* _Problem statement_:
Exclude the pictures and return every line exactly as written.
□ □ □ □ □ □ □
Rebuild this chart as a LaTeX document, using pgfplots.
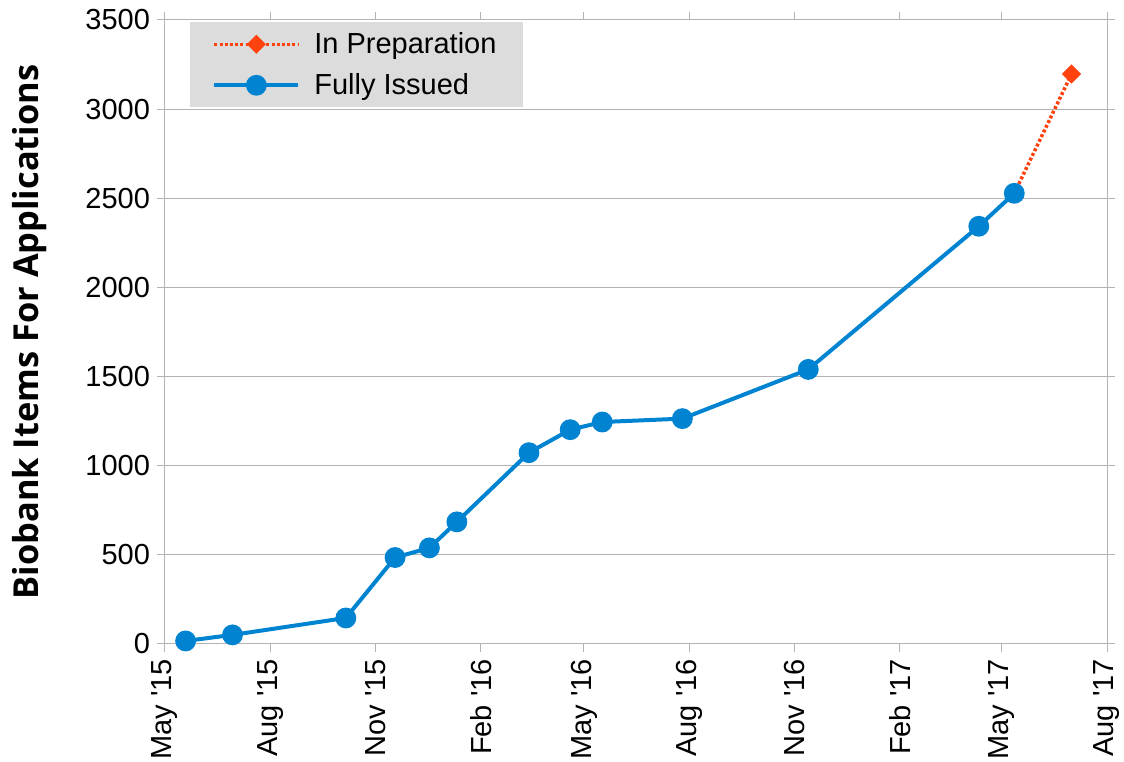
\documentclass[border=0pt]{standalone}
\usepackage{pgfplots}
\pgfplotsset{compat=1.18}
\usepackage{fontspec}
\setmainfont{Liberation Sans}
\newfontfamily\labelfont{Open Sans}
\definecolor{lblue}{HTML}{0084D1}
\definecolor{lorange}{HTML}{FF420E}
\definecolor{lgrid}{HTML}{B3B3B3}
\definecolor{legfill}{HTML}{DCDCDC}
\begin{document}
\begin{tikzpicture}
\begin{axis}[
  name=ax,
  scale only axis,
  width=471pt, height=312pt,
  xmin=0, xmax=823, ymin=0, ymax=3500,
  xtick={0,92,184,276,366,458,550,642,731,823},
  xticklabels={May \textquotesingle15,Aug \textquotesingle15,Nov \textquotesingle15,Feb \textquotesingle16,May \textquotesingle16,Aug \textquotesingle16,Nov \textquotesingle16,Feb \textquotesingle17,May \textquotesingle17,Aug \textquotesingle17},
  ytick={0,500,...,3500},
  /pgf/number format/1000 sep={},
  /pgf/number format/assume math mode=true,
  tick label style={font=\fontsize{14.5}{17}\selectfont, black},
  x tick label style={rotate=90, anchor=east},
  tick align=outside,
  major tick length=4pt,
  tick style={lgrid, line width=0.5pt},
  axis line style={lgrid, line width=0.5pt},
  ymajorgrids,
  grid style={lgrid, line width=0.5pt},
  ylabel={\labelfont\bfseries Biobank Items For Applications},
  ylabel style={font=\fontsize{17.2}{20}\selectfont, at={(axis description cs:0,0.5)}, anchor=center, yshift=67.5pt},
  legend style={at={(0.0265,0.997)}, anchor=north west, fill=legfill, draw=none,
    font=\fontsize{14.5}{17}\selectfont, row sep=4.5pt, inner xsep=11pt, inner ysep=3pt},
  legend cell align=left,
  legend image code/.code={\draw[#1, mark repeat=2, mark phase=2] plot coordinates {(0pt,0pt) (21pt,0pt) (42pt,0pt)}; \path (47pt,0pt);},
]
\addplot[lorange, line width=1.75pt, dash pattern=on 1.5pt off 1.1pt, mark=square*, mark size=2.5pt,
  mark options={solid, rotate=45, fill=lorange}] coordinates {(742,2528) (792,3197)};
\addlegendentry{In Preparation}
\addplot[lblue, line width=2pt, mark=*, mark size=4.2pt, mark options={solid, fill=lblue}] coordinates {
(18,17) (59,51) (158,146) (201,485) (231,539) (255,685) (318,1073) (354,1202) (382,1245) (452,1264) (562,1540) (711,2343) (742,2528)};
\addlegendentry{Fully Issued}
\end{axis}
\pgfresetboundingbox
\path ([xshift=-82.5pt,yshift=-59pt]ax.south west) rectangle ([xshift=8.5pt,yshift=10pt]ax.north east);
\end{tikzpicture}
\end{document}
□ □ □ □ □ □ □
* _Response_:
Rebuild this chart as a LaTeX document, using pgfplots.
\documentclass[border=0pt]{standalone}
\usepackage{pgfplots}
\pgfplotsset{compat=1.18}
\usepackage{fontspec}
\setmainfont{Liberation Sans}
\newfontfamily\labelfont{Open Sans}
\definecolor{lblue}{HTML}{0084D1}
\definecolor{lorange}{HTML}{FF420E}
\definecolor{lgrid}{HTML}{B3B3B3}
\definecolor{legfill}{HTML}{DCDCDC}
\begin{document}
\begin{tikzpicture}
\begin{axis}[
  name=ax,
  scale only axis,
  width=471pt, height=312pt,
  xmin=0, xmax=823, ymin=0, ymax=3500,
  xtick={0,92,184,276,366,458,550,642,731,823},
  xticklabels={May \textquotesingle15,Aug \textquotesingle15,Nov \textquotesingle15,Feb \textquotesingle16,May \textquotesingle16,Aug \textquotesingle16,Nov \textquotesingle16,Feb \textquotesingle17,May \textquotesingle17,Aug \textquotesingle17},
  ytick={0,500,...,3500},
  /pgf/number format/1000 sep={},
  /pgf/number format/assume math mode=true,
  tick label style={font=\fontsize{14.5}{17}\selectfont, black},
  x tick label style={rotate=90, anchor=east},
  tick align=outside,
  major tick length=4pt,
  tick style={lgrid, line width=0.5pt},
  axis line style={lgrid, line width=0.5pt},
  ymajorgrids,
  grid style={lgrid, line width=0.5pt},
  ylabel={\labelfont\bfseries Biobank Items For Applications},
  ylabel style={font=\fontsize{17.2}{20}\selectfont, at={(axis description cs:0,0.5)}, anchor=center, yshift=67.5pt},
  legend style={at={(0.0265,0.997)}, anchor=north west, fill=legfill, draw=none,
    font=\fontsize{14.5}{17}\selectfont, row sep=4.5pt, inner xsep=11pt, inner ysep=3pt},
  legend cell align=left,
  legend image code/.code={\draw[#1, mark repeat=2, mark phase=2] plot coordinates {(0pt,0pt) (21pt,0pt) (42pt,0pt)}; \path (47pt,0pt);},
]
\addplot[lorange, line width=1.75pt, dash pattern=on 1.5pt off 1.1pt, mark=square*, mark size=2.5pt,
  mark options={solid, rotate=45, fill=lorange}] coordinates {(742,2528) (792,3197)};
\addlegendentry{In Preparation}
\addplot[lblue, line width=2pt, mark=*, mark size=4.2pt, mark options={solid, fill=lblue}] coordinates {
(18,17) (59,51) (158,146) (201,485) (231,539) (255,685) (318,1073) (354,1202) (382,1245) (452,1264) (562,1540) (711,2343) (742,2528)};
\addlegendentry{Fully Issued}
\end{axis}
\pgfresetboundingbox
\path ([xshift=-82.5pt,yshift=-59pt]ax.south west) rectangle ([xshift=8.5pt,yshift=10pt]ax.north east);
\end{tikzpicture}
\end{document}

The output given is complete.